2.15 Yet, there was no time in which the memory of the Land of Israel and of Zion, the city of Jerusalem, was not central in the worship and hope of the Jewish people. "Next year in Jerusalem" was always part of Jewish worship in the diaspora. And the continued presence of Jews in the Land and in Jerusalem was always more than just one place of residence among all the others.
2.16 Jews differ in their interpretations of the State of Israel, as to its religious and secular meaning. It constitutes for them part of the long search for that survival which has always been central to Judaism through the ages. Now the guest for statehood by Palestinians — Christian and Muslim — as part of their search for survival as a people in the Land — also calls for full attention.
2.17 Jews, Christians and Muslims have all maintained a presence in the Land from their beginnings. While "the Holy Land" is primarily a Christian designation, the Land is holy to all three. Although they may understand its holiness in different ways, it cannot be said to be "more holy" to one than to another.
2.18 The need for dialogue is the more urgent when under strain the dialogue is tested. Is it mere debate and negotiation or is it grounded in faith that God's will for the world is secure peace with justice and compassion?

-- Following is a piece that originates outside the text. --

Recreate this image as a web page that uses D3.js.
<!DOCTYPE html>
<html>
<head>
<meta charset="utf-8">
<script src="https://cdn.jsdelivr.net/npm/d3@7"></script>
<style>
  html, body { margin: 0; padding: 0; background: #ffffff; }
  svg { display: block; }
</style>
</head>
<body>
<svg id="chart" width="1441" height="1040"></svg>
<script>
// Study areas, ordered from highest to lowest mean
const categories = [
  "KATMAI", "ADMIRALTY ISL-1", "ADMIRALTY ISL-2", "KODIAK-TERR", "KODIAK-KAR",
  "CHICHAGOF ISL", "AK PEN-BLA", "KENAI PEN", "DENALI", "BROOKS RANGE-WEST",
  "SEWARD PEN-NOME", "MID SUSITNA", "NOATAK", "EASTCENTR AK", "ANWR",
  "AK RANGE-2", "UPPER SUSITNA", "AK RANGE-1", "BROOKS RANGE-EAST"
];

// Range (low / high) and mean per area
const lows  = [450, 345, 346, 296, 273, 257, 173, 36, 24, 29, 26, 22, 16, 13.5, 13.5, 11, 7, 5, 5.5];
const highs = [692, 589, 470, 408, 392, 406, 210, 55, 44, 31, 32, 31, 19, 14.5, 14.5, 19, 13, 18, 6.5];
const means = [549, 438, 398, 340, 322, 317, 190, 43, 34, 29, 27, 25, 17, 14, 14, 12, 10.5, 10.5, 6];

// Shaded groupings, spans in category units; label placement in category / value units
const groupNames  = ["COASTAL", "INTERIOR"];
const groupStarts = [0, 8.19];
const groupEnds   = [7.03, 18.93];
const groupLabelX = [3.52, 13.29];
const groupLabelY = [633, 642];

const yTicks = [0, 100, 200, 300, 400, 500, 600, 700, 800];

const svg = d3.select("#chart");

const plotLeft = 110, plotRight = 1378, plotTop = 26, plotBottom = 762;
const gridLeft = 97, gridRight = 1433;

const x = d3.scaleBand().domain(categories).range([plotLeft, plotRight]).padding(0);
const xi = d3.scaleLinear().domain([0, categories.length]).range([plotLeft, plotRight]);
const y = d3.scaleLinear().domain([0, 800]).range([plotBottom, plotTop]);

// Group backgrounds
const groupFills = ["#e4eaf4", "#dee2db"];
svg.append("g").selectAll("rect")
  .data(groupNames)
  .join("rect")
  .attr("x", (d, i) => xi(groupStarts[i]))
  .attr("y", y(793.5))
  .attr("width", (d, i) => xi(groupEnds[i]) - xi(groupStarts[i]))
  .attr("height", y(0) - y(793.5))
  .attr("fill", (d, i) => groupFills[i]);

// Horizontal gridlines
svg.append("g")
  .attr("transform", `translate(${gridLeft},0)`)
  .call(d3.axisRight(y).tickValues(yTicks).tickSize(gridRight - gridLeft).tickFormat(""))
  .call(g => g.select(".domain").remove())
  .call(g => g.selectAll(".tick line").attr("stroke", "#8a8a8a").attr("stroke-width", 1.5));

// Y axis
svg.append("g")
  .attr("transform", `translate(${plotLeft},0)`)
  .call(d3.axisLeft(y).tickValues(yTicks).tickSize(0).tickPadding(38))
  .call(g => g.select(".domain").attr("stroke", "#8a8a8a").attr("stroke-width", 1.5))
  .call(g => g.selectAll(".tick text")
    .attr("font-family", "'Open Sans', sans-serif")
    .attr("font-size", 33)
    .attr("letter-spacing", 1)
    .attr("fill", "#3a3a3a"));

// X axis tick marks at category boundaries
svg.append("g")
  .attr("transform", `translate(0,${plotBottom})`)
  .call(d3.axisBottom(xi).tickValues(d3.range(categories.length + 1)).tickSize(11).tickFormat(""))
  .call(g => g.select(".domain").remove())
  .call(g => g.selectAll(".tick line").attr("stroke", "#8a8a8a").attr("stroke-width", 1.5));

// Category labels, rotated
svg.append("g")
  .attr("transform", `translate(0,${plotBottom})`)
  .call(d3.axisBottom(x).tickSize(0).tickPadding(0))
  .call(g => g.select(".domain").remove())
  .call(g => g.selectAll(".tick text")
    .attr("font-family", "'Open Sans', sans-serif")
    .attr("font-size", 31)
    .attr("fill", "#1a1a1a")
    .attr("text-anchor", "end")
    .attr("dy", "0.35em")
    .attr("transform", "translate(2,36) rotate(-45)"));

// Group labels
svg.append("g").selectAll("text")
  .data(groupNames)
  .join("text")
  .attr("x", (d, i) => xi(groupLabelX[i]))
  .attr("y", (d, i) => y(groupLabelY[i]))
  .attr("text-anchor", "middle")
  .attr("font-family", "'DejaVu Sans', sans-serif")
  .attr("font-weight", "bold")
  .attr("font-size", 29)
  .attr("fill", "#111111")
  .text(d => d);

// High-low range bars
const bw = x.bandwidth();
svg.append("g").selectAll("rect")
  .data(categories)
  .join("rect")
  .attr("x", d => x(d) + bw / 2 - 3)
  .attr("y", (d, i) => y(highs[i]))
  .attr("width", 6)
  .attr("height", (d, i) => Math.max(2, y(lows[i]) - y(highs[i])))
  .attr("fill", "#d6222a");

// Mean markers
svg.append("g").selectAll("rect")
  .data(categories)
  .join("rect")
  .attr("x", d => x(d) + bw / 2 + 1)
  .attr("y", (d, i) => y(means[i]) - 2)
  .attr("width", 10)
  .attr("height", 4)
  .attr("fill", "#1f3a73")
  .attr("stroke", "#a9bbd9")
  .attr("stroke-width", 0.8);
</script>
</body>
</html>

3. Hatred and Persecution of Jews — A Continuing Concern
3.1 Christians cannot enter into dialogue with Jews without the awareness that hatred and persecution of Jews have a long persistent history, especially in countries where Jews constitute a minority among Christians. The tragic history of the persecution of Jews includes massacres in Europe and the Middle East by the Crusaders, the Inquisition, pogroms, and the Holocaust. The World Council of Churches Assembly at its first meeting in Amsterdam, 1948, declared: "We call upon the churches we represent to denounce antisemitism, no matter what its origin, as absolutely irreconcilable with the profession and practice of the Christian faith. Antisemitism is sin against God and man". This appeal has been reiterated many times. Those who live where there is a record of acts of hatred against Jews can serve the whole Church by unmasking the ever-present danger they have come to recognize.
3.2 Teachings of contempt for Jews and Judaism in certain Christian traditions proved a spawning ground for the evil of the Nan Holocaust. The Church must learn so to preach and teach the Gospel as to make sure that it cannot be used towards contempt for Judaism and against the Jewish people. A further response to the Holocaust by Christians, and one which is shared by their Jewish partners, is a resolve that it will never happen again to the Jews or to any other people.

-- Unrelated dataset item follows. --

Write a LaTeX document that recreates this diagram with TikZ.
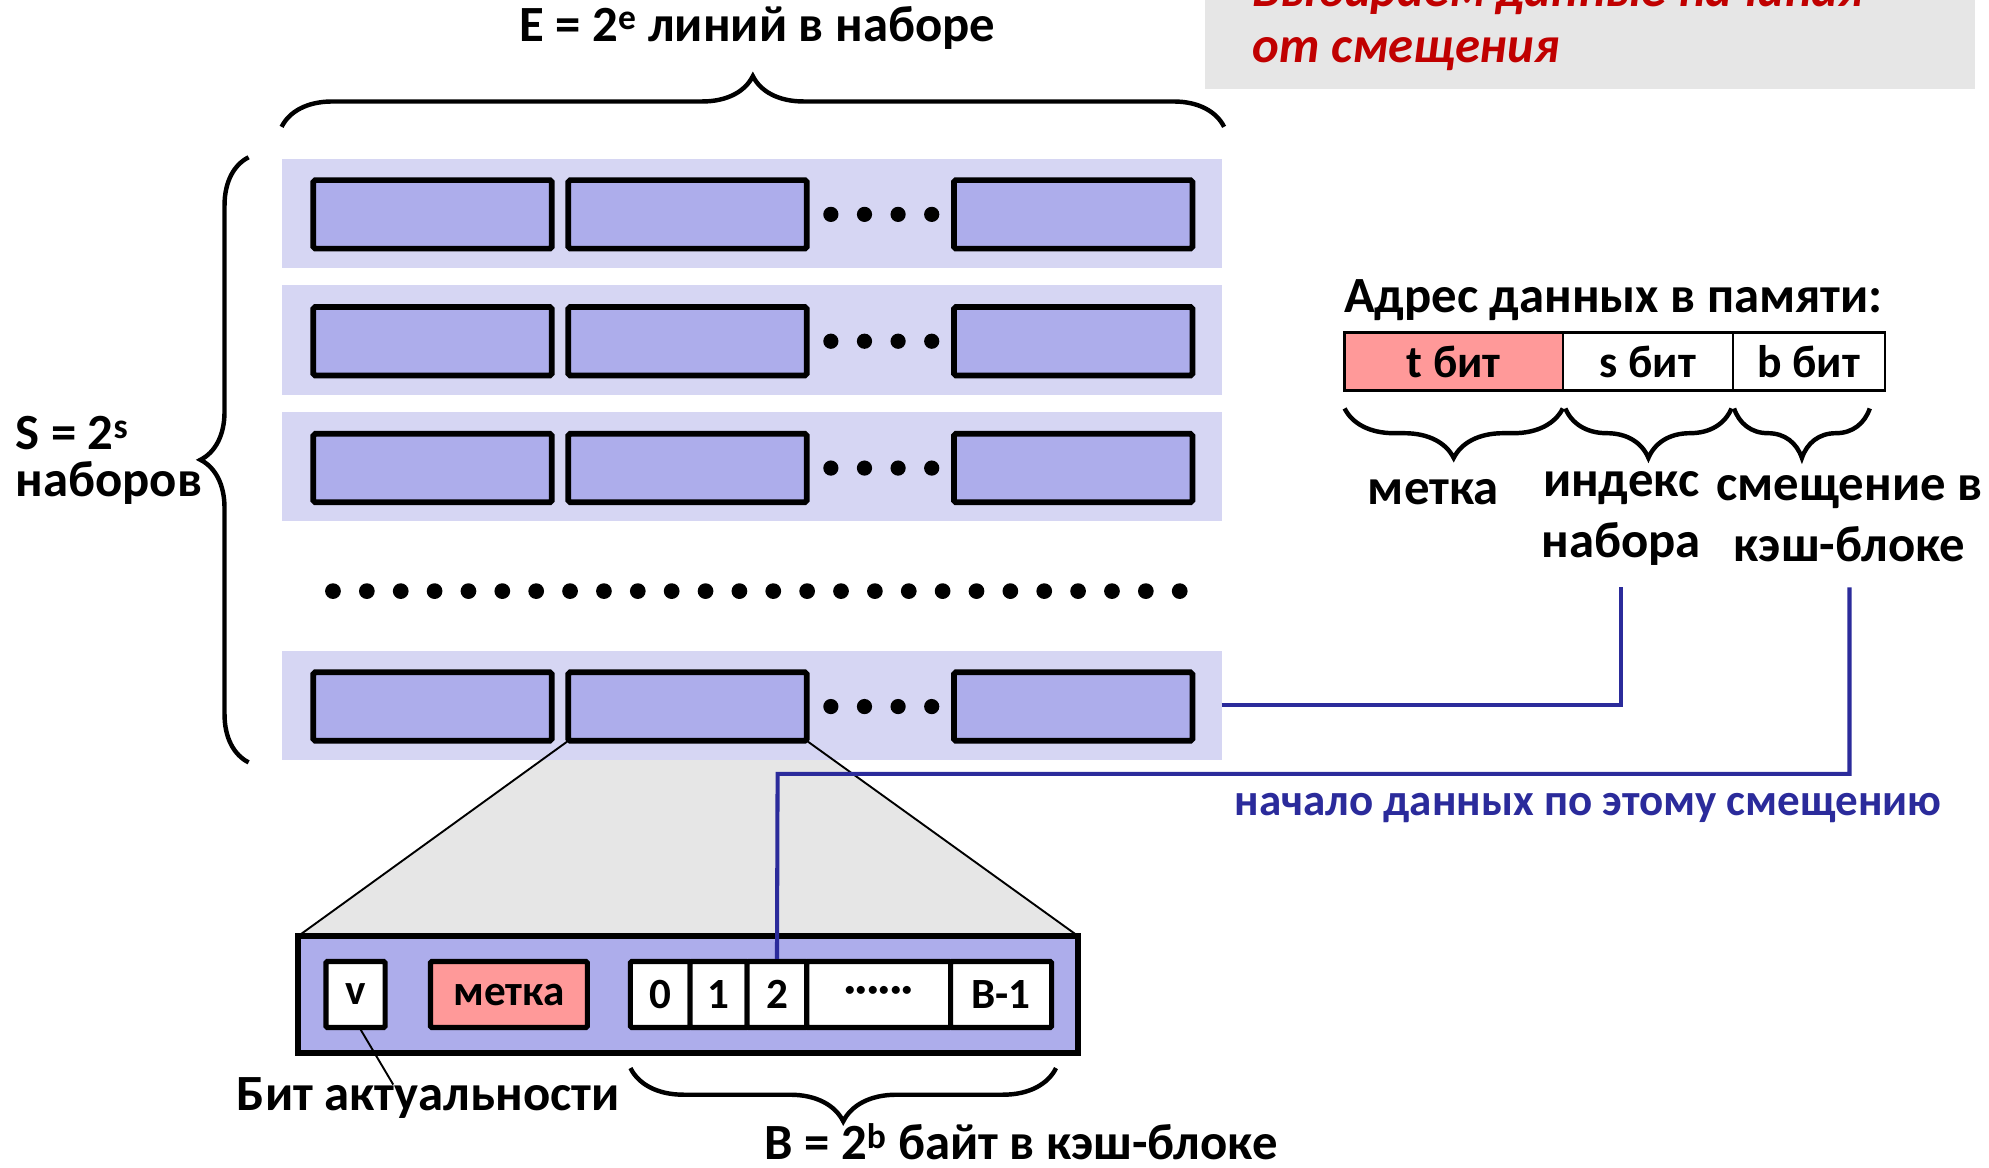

3.3 Discrimination against and persecution of Jews have deep-rooted socio-economic and political aspects. Religious differences are magnified to justify ethnic hatred in support of vested interests. Similar phenomena are also evident in many interracial conflicts. Christians should oppose all such religious prejudices, whereby people are made scapegoats for the failures and problems of societies and political regimes.

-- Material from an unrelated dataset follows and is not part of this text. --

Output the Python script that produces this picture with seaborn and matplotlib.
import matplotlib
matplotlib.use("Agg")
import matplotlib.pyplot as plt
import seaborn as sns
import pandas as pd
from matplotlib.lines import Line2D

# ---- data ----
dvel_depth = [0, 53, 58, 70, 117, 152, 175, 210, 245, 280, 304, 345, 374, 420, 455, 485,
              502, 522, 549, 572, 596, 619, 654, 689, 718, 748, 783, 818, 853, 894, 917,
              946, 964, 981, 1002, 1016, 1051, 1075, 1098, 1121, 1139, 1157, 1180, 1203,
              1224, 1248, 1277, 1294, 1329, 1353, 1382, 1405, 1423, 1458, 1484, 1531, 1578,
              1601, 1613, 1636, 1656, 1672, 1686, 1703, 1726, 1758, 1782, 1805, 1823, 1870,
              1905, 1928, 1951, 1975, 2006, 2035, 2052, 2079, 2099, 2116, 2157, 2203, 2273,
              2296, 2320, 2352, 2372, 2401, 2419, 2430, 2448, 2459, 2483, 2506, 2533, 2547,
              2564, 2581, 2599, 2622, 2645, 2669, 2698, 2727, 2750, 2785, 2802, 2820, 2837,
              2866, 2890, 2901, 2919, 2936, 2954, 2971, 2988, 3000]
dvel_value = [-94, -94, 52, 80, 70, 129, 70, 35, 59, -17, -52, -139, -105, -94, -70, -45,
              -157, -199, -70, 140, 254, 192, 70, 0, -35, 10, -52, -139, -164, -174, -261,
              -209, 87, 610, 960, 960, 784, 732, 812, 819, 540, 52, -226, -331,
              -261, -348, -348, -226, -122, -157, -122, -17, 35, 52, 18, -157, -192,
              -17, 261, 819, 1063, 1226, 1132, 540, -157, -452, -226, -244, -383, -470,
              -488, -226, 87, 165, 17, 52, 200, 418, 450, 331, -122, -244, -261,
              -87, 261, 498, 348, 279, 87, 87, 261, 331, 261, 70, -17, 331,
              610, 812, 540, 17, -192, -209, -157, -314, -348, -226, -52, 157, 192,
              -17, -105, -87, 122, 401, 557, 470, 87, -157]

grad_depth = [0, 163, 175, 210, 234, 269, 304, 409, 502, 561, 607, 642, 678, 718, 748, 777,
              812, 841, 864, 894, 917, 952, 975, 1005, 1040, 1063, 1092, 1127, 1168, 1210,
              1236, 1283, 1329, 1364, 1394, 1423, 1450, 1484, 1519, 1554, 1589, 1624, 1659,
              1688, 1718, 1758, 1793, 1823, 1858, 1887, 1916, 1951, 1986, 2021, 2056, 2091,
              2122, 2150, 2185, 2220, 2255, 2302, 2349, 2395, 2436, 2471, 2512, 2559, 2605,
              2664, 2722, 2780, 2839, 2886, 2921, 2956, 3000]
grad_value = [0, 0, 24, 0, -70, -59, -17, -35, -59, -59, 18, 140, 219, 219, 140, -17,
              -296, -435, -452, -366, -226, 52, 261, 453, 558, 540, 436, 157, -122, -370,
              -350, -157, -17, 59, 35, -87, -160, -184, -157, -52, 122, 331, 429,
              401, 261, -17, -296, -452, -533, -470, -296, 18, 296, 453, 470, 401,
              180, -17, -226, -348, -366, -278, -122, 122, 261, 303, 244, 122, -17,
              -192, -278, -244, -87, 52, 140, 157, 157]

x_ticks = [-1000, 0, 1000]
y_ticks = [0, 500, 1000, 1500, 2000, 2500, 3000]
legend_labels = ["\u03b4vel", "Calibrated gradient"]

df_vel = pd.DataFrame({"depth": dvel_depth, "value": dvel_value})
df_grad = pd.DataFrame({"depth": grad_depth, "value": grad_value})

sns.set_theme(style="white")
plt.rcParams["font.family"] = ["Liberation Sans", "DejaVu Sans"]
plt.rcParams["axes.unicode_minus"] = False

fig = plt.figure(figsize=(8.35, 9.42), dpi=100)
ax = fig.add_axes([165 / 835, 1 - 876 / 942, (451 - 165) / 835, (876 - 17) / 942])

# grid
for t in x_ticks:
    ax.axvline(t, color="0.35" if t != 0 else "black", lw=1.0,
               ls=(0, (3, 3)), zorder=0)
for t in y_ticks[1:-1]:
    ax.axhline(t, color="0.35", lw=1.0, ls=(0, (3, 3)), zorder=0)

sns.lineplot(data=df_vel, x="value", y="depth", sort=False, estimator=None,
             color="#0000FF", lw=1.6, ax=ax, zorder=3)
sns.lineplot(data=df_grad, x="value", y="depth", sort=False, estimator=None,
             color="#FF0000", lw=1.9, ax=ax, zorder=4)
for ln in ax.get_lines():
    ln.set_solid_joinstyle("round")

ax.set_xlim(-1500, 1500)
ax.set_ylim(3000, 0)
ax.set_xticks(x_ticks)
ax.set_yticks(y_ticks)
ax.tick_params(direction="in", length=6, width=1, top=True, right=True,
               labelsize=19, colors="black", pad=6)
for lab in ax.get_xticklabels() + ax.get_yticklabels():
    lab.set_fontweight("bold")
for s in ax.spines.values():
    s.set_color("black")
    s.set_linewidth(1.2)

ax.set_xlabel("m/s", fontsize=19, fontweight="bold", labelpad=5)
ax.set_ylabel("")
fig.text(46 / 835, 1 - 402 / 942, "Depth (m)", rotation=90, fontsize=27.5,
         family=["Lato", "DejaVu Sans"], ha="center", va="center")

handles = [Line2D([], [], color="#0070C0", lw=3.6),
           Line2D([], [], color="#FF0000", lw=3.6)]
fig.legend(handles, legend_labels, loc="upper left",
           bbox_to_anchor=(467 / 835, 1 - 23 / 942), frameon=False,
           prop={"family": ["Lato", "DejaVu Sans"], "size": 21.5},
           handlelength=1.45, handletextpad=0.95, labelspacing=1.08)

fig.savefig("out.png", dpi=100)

3.4 Christians in parts of the world with a history of little or no persecution of Jews do not wish to be conditioned by the specific experiences of justified guilt among other Christians. Rather, they explore in their own ways the significance of Jewish-Christian relations, from the earliest times to the present, for their life and witness.
4. Authentic Christian Witness
4.1 Christians are called to witness to their faith in word and deed. The Church has a mission and it cannot be otherwise. This mission is not one of choice.
4.2 Christians have often distorted their witness by coercive proselytism — conscious and unconscious, overt and subtle. Referring to proselytism between Christian churches, the Joint Working Group of the Roman Catholic Church and the World Council of Churches stated: "Proselytism embraces whatever violates the right of the human person, Christian or non-Christians, to be free from external coercion in religious matters". (Ecumenical Review, 1/1971, p. 11).
4.3 Such rejection of proselytism, and such advocacy of respect for the integrity and the identity of all persons and all communities of faith are urgent in relation to Jews, especially those who live as minorities among Christians. Steps towards assuring non-coercive practices are of highest importance. In dialogue ways should be found for the exchange of concerns, perceptions, and safeguards in these matters.
4.4 While Christians agree that there can be no place for coercion of any kind, they do disagree — on the basis of their undestandings of the Scriptures — as to what constitutes authentic forms of mission. There is a wide spectrum, from those who see the very presence of the Church in the world as the witness called for, to those who see mission as the explicit and organized proclamation of the gospel to all who have not accepted Jesus as their Saviour.
4.5 This spectrum as to mission in general is represented in the different views of what is authentic mission to Jews. Here some of the specifics are as follows: There are Christians who view a mission to the Jews as having a very special salvific significance, and those who believe the conversion of the Jews to be the eschatological event that will climax the history of the world. There are those who would place no special emphasis on a mission to the Jews, but would include them in the one mission to all those who have not accepted Christ as their Saviour. There are those who believe that a mission to the Jews is not part of an authentic Christian witness, since the Jewish people finds its fulfilment in faithfulness to God's covenant of old.
4.6 Dialogue can rightly be described as a mutual witness, but only when the intention is to hear the others in order better to understand their faith, hopes, insights, and concerns, and to give, to the best of one's ability one's own understanding of one's own faith. The spirit of dialogue is to be fully present to one another in full openness and human vulnerability.
4.7 According to rabbinic law, Jews who confess Jesus as the Messiah are considered apostate Jews. But for many Christians of Jewish origin, their identification with the Jewish people is a deep spiritual reality to which they seek to give expression in various ways, some by observing parts of Jewish tradition in worship and life style, many by a special commitment to the well-being of the Jewish people and to a peaceful and secure future for the State of Israel. Among Christians of Jewish origin there is the same wide spectrum of attitudes towards mission as among other Christians, and the same criteria for dialogue and against coercion apply.
4.8 As Christians of different traditions enter into dialogue with Jews in local, national, and international situations, they will come to express their understanding of Judaism in other language, style, and ways than has been done in these Ecumenical Considerations. Such understandings are to be shared among the churches for enrichment of all.